Senada dengan hal tersebut, Kepala BNN RI, Dr. Petrus Reinhard Golose juga menyampaikan, bahwa upaya rehabilitasi bagi pecandu dan penyalah guna narkoba sangat penting untuk terus digencarkan. Jenderal bintang tiga ini menyebutkan angka prevalensi penyalah guna narkoba menyentuh angka 1,95% atau lebih dari 3,6 juta jiwa. Di samping itu, jumlah penyalah guna yang masuk ke dalam Lapas untuk di kota besar berada pada kisaran angka di atas 70%, dan di kota kecil sekitar 50%. Oleh karena itulah, diperlukan upaya yang lebih serius untuk mencegah kelebihan kapasitas lapas, yaitu dengan tidak menerapkan pasal pada para penyalah guna narkoba yang menuju kepada Criminal Justice System kecuali mereka memang benar-benar masuk ke dalam jaringan sindikat.
Terkait dengan komitmen dari Bareskrim Polri dan BNN RI dalam melaksanakan rehabilitasi, Kepala BNN RI sekali lagi menegaskan bahwa langkah tersebut semata-mata untuk menyelamatkan generasi emas bangsa ini.
Melalui kegiatan ini, Kepala BNN RI juga memberikan apresiasi kepada Bareskrim atas inisiasinya untuk mengoptimalkan upaya rehabilitasi bagi para pecandu dan penyalah guna narkoba.

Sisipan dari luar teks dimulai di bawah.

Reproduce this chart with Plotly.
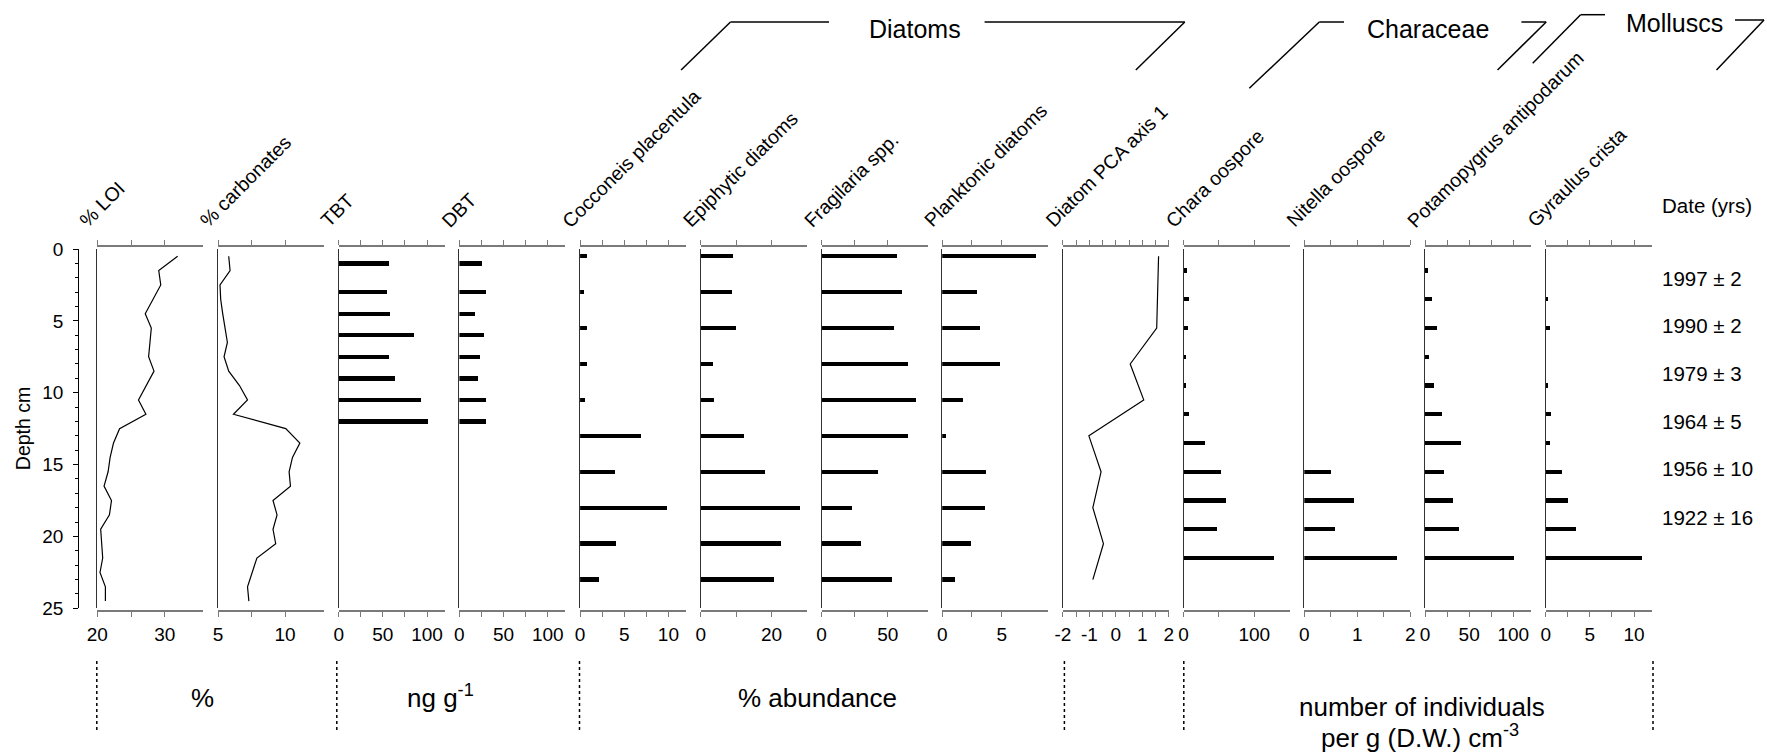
import plotly.graph_objects as go

W, H = 1767, 756
FONT = "Liberation Sans, Arial, Helvetica, sans-serif"

# ---------------- data ----------------
# sediment sub-samples (cm)
depth_sed = [0.5, 1.5, 2.5, 3.5, 4.5, 5.5, 6.5, 7.5, 8.5, 9.5, 10.5, 11.5, 12.5,
             13.5, 14.5, 15.5, 16.5, 17.5, 18.5, 19.5, 20.5, 21.5, 22.5, 23.5, 24.5]
loi = [31.9, 29.1, 29.4, 28.3, 27.1, 28.0, 27.8, 27.6, 28.4, 27.2, 26.1, 27.2, 23.3,
       22.4, 21.9, 21.6, 21.0, 22.1, 21.8, 20.5, 20.6, 20.8, 20.4, 21.2, 21.2]
carbonates = [5.8, 5.9, 5.15, 5.2, 5.35, 5.5, 5.7, 5.45, 5.8, 6.6, 7.2, 6.15, 10.05,
              11.1, 10.55, 10.3, 10.4, 9.1, 9.4, 9.1, 9.3, 7.9, 7.55, 7.2, 7.3]

# organotins (ng g-1)
depth_tin = [1.0, 3.0, 4.5, 6.0, 7.5, 9.0, 10.5, 12.0]
tbt = [57, 54, 58, 85, 57, 63, 93, 101]
dbt = [26, 30, 18, 28, 24, 21, 31, 31]

# diatoms (% abundance) and PCA axis 1 scores
depth_diatom = [0.5, 3.0, 5.5, 8.0, 10.5, 13.0, 15.5, 18.0, 20.5, 23.0]
cocconeis = [0.8, 0.5, 0.8, 0.8, 0.6, 6.9, 4.0, 9.8, 4.1, 2.2]
epiphytic = [9.0, 8.7, 9.8, 3.3, 3.6, 12.1, 18.1, 28.0, 22.6, 20.7]
fragilaria = [56.5, 60.3, 54.0, 64.8, 70.8, 65.2, 42.3, 22.3, 29.5, 53.2]
planktonic = [7.9, 2.9, 3.2, 4.9, 1.8, 0.3, 3.7, 3.6, 2.4, 1.1]
pca_axis1 = [1.61, 1.58, 1.54, 0.54, 1.05, -1.02, -0.56, -0.87, -0.47, -0.87]

# Characeae oospores and molluscs (individuals per g D.W. cm-3)
depth_macro = [1.5, 3.5, 5.5, 7.5, 9.5, 11.5, 13.5, 15.5, 17.5, 19.5, 21.5]
chara = [3.7, 7.5, 6.1, 3.2, 2.8, 7.5, 30.0, 52.5, 59.0, 46.5, 126.8]
nitella = [0, 0, 0, 0, 0, 0, 0, 0.51, 0.94, 0.59, 1.75]
potamopyrgus = [3.8, 8.4, 13.6, 5.0, 10.2, 18.9, 41.2, 21.2, 31.7, 38.9, 100.7]
gyraulus = [0, 0.26, 0.45, 0, 0.23, 0.57, 0.45, 1.85, 2.5, 3.44, 10.83]

# 210Pb dates
date_labels = ["1997 ± 2", "1990 ± 2", "1979 ± 3", "1964 ± 5", "1956 ± 10", "1922 ± 16"]
date_depths = [2.05, 5.35, 8.65, 12.0, 15.3, 18.65]

depth_ticks = [0, 5, 10, 15, 20, 25]

# panel: (title, depths, values, kind, x-range, tickvals, ticktext)
panels = [
    ("% LOI", depth_sed, loi, "line", [20, 35.7], [20, 25, 30], ["20", "", "30"]),
    ("% carbonates", depth_sed, carbonates, "line", [5, 12.9], [5, 7.5, 10], ["5", "", "10"]),
    ("TBT", depth_tin, tbt, "bar", [0, 120], [0, 25, 50, 75, 100], ["0", "", "50", "", "100"]),
    ("DBT", depth_tin, dbt, "bar", [0, 120], [0, 25, 50, 75, 100], ["0", "", "50", "", "100"]),
    ("Cocconeis placentula", depth_diatom, cocconeis, "bar", [0, 12], [0, 2.5, 5, 7.5, 10], ["0", "", "5", "", "10"]),
    ("Epiphytic diatoms", depth_diatom, epiphytic, "bar", [0, 30], [0, 10, 20], ["0", "", "20"]),
    ("Fragilaria spp.", depth_diatom, fragilaria, "bar", [0, 80], [0, 25, 50], ["0", "", "50"]),
    ("Planktonic diatoms", depth_diatom, planktonic, "bar", [0, 8.9], [0, 2.5, 5], ["0", "", "5"]),
    ("Diatom PCA axis 1", depth_diatom, pca_axis1, "line", [-2, 2],
     [-2, -1.5, -1, -0.5, 0, 0.5, 1, 1.5, 2], ["-2", "", "-1", "", "0", "", "1", "", "2"]),
    ("Chara oospore", depth_macro, chara, "bar", [0, 150], [0, 50, 100], ["0", "", "100"]),
    ("Nitella oospore", depth_macro, nitella, "bar", [0, 2], [0, 0.5, 1, 1.5, 2], ["0", "", "1", "", "2"]),
    ("Potamopygrus antipodarum", depth_macro, potamopyrgus, "bar", [0, 120], [0, 25, 50, 75, 100], ["0", "", "50", "", "100"]),
    ("Gyraulus crista", depth_macro, gyraulus, "bar", [0, 12], [0, 2.5, 5, 7.5, 10], ["0", "", "5", "", "10"]),
]

# ---------------- layout geometry (pixels) ----------------
def px(x):
    return x / W


def py(y):
    return 1 - y / H


PANEL_X0 = 97.3
PANEL_STEP = 120.7
PANEL_W = 106
Y_TOP, Y_BOT = 249.0, 608.3          # depth 0 and depth 25
AX_TOP, AX_BOT = 245.7, 611.0        # horizontal axis lines
ydom = [py(Y_BOT), py(Y_TOP)]
n = len(panels)

fig = go.Figure()
layout = dict(
    width=W, height=H, autosize=False,
    margin=dict(l=0, r=0, t=0, b=0, pad=0, autoexpand=False),
    paper_bgcolor="white", plot_bgcolor="white",
    showlegend=False, bargap=0,
    font=dict(family=FONT, color="black", size=19),
)
annotations = []
shapes = []

axis_grey = "#7a7a7a"

for i, (title, dep, vals, kind, xr, tv, tt) in enumerate(panels):
    k = i + 1
    kt = n + k + 1  # overlaying top axis id
    x0 = PANEL_X0 + i * PANEL_STEP
    x1 = x0 + PANEL_W
    xs = "" if k == 1 else str(k)

    if kind == "line":
        fig.add_trace(go.Scatter(x=vals, y=dep, mode="lines",
                                 line=dict(color="black", width=1.2),
                                 xaxis="x" + xs, yaxis="y" + xs, hoverinfo="skip"))
    else:
        fig.add_trace(go.Bar(x=vals, y=dep, orientation="h", width=0.3,
                             marker=dict(color="black", line=dict(width=0)),
                             xaxis="x" + xs, yaxis="y" + xs, hoverinfo="skip"))
    # invisible trace registering the top axis
    fig.add_trace(go.Scatter(x=[xr[0]], y=[0], mode="markers", marker=dict(opacity=0),
                             xaxis="x" + str(kt), yaxis="y" + xs, hoverinfo="skip"))

    common = dict(range=xr, tickvals=tv, ticks="outside", ticklen=5, tickwidth=1.3,
                  tickcolor=axis_grey, showline=True, linecolor=axis_grey, linewidth=2,
                  showgrid=False, zeroline=False, fixedrange=True, automargin=False)
    layout["xaxis" + xs] = dict(domain=[px(x0), px(x1)], anchor="free", position=py(AX_BOT),
                                side="bottom", ticktext=tt, tickfont=dict(size=19),
                                ticklabelstandoff=1, **common)
    layout["xaxis" + str(kt)] = dict(domain=[px(x0), px(x1)], anchor="free", position=py(AX_TOP),
                                     side="top", overlaying="x" + xs, showticklabels=False, **common)
    layout["yaxis" + xs] = dict(domain=ydom, range=[25, 0], anchor="x" + xs,
                                showline=True, linecolor="#333333", linewidth=1.4,
                                ticks="", showticklabels=False, showgrid=False,
                                zeroline=False, fixedrange=True, automargin=False)

    annotations.append(dict(text=title, x=px(x0 - 25), y=py(234), xref="paper", yref="paper",
                            xanchor="left", yanchor="bottom", textangle=-45, showarrow=False,
                            font=dict(size=19.5)))

# depth axis on its own hidden-x subplot
kd = n + 1
fig.add_trace(go.Scatter(x=[0], y=[0], mode="markers", marker=dict(opacity=0),
                         xaxis="x" + str(kd), yaxis="y" + str(kd), hoverinfo="skip"))
layout["xaxis" + str(kd)] = dict(domain=[px(79.3), px(86)], range=[0, 1], visible=False,
                                 fixedrange=True, automargin=False)
layout["yaxis" + str(kd)] = dict(domain=ydom, range=[25, 0], anchor="x" + str(kd), side="left",
                                 showline=True, linecolor="black", linewidth=1.4,
                                 ticks="outside", ticklen=5, tickcolor="black", tickwidth=1.3,
                                 tickvals=depth_ticks, tickfont=dict(size=19),
                                 ticklabelstandoff=6, automargin=False,
                                 minor=dict(dtick=1, tick0=0, ticks="outside", ticklen=3,
                                            tickcolor="black", tickwidth=1.1),
                                 showgrid=False, zeroline=False, fixedrange=True)
annotations.append(dict(text="Depth cm", x=px(22.5), y=py((Y_TOP + Y_BOT) / 2), xref="paper",
                        yref="paper", textangle=-90, showarrow=False, font=dict(size=19.5),
                        xanchor="center", yanchor="middle"))

# dates column
annotations.append(dict(text="Date (yrs)", x=px(1660), y=py(205), xref="paper", yref="paper",
                        xanchor="left", yanchor="middle", showarrow=False, font=dict(size=20.5)))
for lab, d in zip(date_labels, date_depths):
    annotations.append(dict(text=lab, x=px(1660), y=d, xref="paper", yref="y",
                            xanchor="left", yanchor="middle", showarrow=False,
                            font=dict(size=20.5)))

# group brackets
bracket_lines = [
    # Diatoms
    (681.1, 70, 730.5, 22), (730.5, 22, 829, 22), (984.6, 22, 1184.8, 22), (1184.8, 22, 1135.8, 70),
    # Characeae
    (1249.3, 88.3, 1319.3, 22), (1319.3, 22, 1344, 22), (1521.4, 22, 1546.2, 22), (1546.2, 22, 1497.5, 70),
    # Molluscs
    (1532.7, 63.3, 1580.6, 14.7), (1580.6, 14.7, 1605, 14.7), (1735, 20, 1764, 20), (1764, 20, 1716.5, 70),
]
for xa, ya, xb, yb in bracket_lines:
    shapes.append(dict(type="line", xref="paper", yref="paper", x0=px(xa), y0=py(ya),
                       x1=px(xb), y1=py(yb), line=dict(color="black", width=1.5)))
for txt, cx, cy in [("Diatoms", 915, 29), ("Characeae", 1428, 29), ("Molluscs", 1674, 23)]:
    annotations.append(dict(text=txt, x=px(cx), y=py(cy), xref="paper", yref="paper",
                            xanchor="center", yanchor="middle", showarrow=False,
                            font=dict(size=25)))

# unit row
for xd in [96.8, 336.8, 579.5, 1064.4, 1183.8, 1653]:
    shapes.append(dict(type="line", xref="paper", yref="paper", x0=px(xd), x1=px(xd),
                       y0=py(661), y1=py(731), line=dict(color="black", width=1.5, dash="dot")))
for txt, cx, cy in [("%", 202, 698), ("ng g<sup>-1</sup>", 440, 696),
                    ("% abundance", 817, 698), ("number of individuals", 1422, 707),
                    ("per g (D.W.) cm<sup>-3</sup>", 1420, 736)]:
    annotations.append(dict(text=txt, x=px(cx), y=py(cy), xref="paper", yref="paper",
                            xanchor="center", yanchor="middle", showarrow=False,
                            font=dict(size=26)))

layout["annotations"] = annotations
layout["shapes"] = shapes
fig.update_layout(**layout)
fig.write_html("out.html")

Kepala BNN RI berpesan agar pecandu dan penyalah guna narkoba untuk berani melapor dan berani menjalani rehabilitasi.
Ketika disinggung tentang penerapan rehabilitasi dalam kasus penyalahgunaan narkoba, Kepala BNN RI menjelaskan terdapat Tim Asesmen Terpadu (TAT) yang berperan penting dalam melakukan pemeriksaan apakah penyalah guna tersebut masuk dalam jaringan atau hanya sebatas pengguna. Jika hanya seorang pengguna maka dia harus diselamatkan dengan rehabilitasi bukan masuk ke dalam Criminal Justice System.
Pelaksanaan Asesmen Terpadu oleh TAT merupakan salah satu point dari ruang lingkup Perjanjian Kerja Sama antara BNN RI dengan Bareskrim Polri. Dalam naskah perjanjian tersebut dijelaskan bahwa pelaksanaan asesmen terpadu diajukan oleh penyidik ke sekretariat TAT paling lama 3x24 jam sejak dilakukan penangkapan. Sedangkan, pemberitahuan hasil rekomendasi TAT diterbitkan paling lama 6x24 jam sejak penangkapan oleh penyidik. Ketika terkendala geografis, maka petugas TAT dapat mendatangi lokasi pecandu dan korban penyalahguna narkoba atau melakukannya secara daring.